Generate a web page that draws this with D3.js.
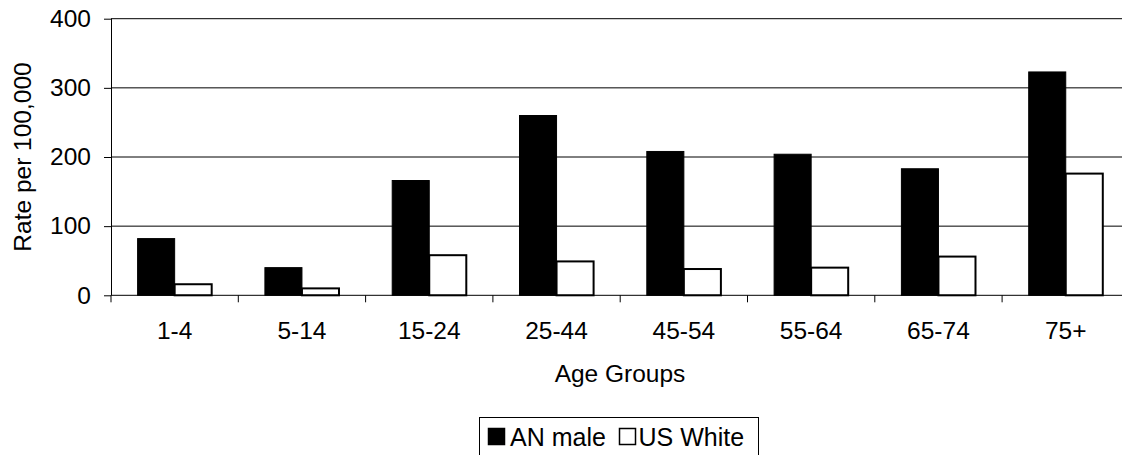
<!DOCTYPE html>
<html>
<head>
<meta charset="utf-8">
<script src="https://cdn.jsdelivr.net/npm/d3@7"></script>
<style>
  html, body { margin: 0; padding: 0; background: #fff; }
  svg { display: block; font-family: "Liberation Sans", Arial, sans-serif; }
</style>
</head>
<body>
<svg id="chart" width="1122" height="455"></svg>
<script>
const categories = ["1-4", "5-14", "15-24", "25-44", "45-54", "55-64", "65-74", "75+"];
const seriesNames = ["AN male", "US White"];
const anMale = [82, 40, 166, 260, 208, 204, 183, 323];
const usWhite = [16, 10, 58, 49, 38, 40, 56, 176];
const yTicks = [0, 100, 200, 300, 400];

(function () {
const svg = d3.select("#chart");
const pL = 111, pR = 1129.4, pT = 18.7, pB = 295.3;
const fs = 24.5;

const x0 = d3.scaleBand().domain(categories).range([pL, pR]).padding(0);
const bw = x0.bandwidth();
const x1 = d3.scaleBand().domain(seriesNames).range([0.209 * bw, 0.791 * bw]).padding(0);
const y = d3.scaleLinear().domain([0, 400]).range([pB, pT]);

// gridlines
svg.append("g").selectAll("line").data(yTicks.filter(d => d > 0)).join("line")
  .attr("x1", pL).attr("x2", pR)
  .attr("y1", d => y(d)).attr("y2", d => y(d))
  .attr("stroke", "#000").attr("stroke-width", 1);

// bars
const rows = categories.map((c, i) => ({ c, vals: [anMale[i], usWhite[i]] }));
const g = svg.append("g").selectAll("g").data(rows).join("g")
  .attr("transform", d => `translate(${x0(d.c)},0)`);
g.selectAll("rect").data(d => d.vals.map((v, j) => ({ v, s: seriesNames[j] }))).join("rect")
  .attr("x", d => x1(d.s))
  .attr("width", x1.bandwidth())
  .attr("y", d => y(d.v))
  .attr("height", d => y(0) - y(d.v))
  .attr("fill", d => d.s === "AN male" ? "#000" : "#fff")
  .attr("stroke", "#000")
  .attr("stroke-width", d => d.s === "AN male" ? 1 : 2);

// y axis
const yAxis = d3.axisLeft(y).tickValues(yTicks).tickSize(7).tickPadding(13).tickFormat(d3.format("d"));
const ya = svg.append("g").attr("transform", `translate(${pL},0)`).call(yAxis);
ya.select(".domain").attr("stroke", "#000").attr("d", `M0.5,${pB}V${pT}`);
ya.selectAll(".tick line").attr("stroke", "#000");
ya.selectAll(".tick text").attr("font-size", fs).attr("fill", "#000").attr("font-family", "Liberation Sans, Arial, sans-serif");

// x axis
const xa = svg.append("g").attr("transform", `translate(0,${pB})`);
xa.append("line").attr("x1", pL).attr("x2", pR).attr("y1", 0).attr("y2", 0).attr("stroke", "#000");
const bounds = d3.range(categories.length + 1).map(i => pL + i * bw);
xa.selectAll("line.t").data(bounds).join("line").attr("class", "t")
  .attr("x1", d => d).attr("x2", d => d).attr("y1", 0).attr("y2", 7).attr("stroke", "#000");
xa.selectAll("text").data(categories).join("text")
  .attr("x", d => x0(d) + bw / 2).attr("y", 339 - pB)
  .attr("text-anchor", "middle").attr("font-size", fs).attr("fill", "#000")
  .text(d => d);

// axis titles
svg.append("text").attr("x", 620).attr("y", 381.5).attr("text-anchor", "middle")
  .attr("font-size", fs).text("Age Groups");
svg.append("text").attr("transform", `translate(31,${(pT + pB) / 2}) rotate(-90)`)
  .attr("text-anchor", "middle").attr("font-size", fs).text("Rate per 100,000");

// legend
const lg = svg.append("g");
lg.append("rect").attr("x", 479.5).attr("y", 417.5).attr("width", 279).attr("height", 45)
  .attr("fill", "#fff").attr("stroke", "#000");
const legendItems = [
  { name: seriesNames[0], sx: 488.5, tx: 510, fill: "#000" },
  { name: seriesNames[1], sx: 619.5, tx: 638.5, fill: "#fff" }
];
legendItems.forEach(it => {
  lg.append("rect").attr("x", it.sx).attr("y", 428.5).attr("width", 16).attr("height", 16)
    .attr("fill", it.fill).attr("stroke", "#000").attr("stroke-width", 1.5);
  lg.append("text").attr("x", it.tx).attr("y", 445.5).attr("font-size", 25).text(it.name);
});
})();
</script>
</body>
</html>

### Exercise description
Transcribe the opening line of the listing above, please, and every line after it through the line with "const yTicks = [0, 100, 200, 300, 400];", word for word, without pictures.

### Exercise answer
Generate a web page that draws this with D3.js.
<!DOCTYPE html>
<html>
<head>
<meta charset="utf-8">
<script src="https://cdn.jsdelivr.net/npm/d3@7"></script>
<style>
  html, body { margin: 0; padding: 0; background: #fff; }
  svg { display: block; font-family: "Liberation Sans", Arial, sans-serif; }
</style>
</head>
<body>
<svg id="chart" width="1122" height="455"></svg>
<script>
const categories = ["1-4", "5-14", "15-24", "25-44", "45-54", "55-64", "65-74", "75+"];
const seriesNames = ["AN male", "US White"];
const anMale = [82, 40, 166, 260, 208, 204, 183, 323];
const usWhite = [16, 10, 58, 49, 38, 40, 56, 176];
const yTicks = [0, 100, 200, 300, 400];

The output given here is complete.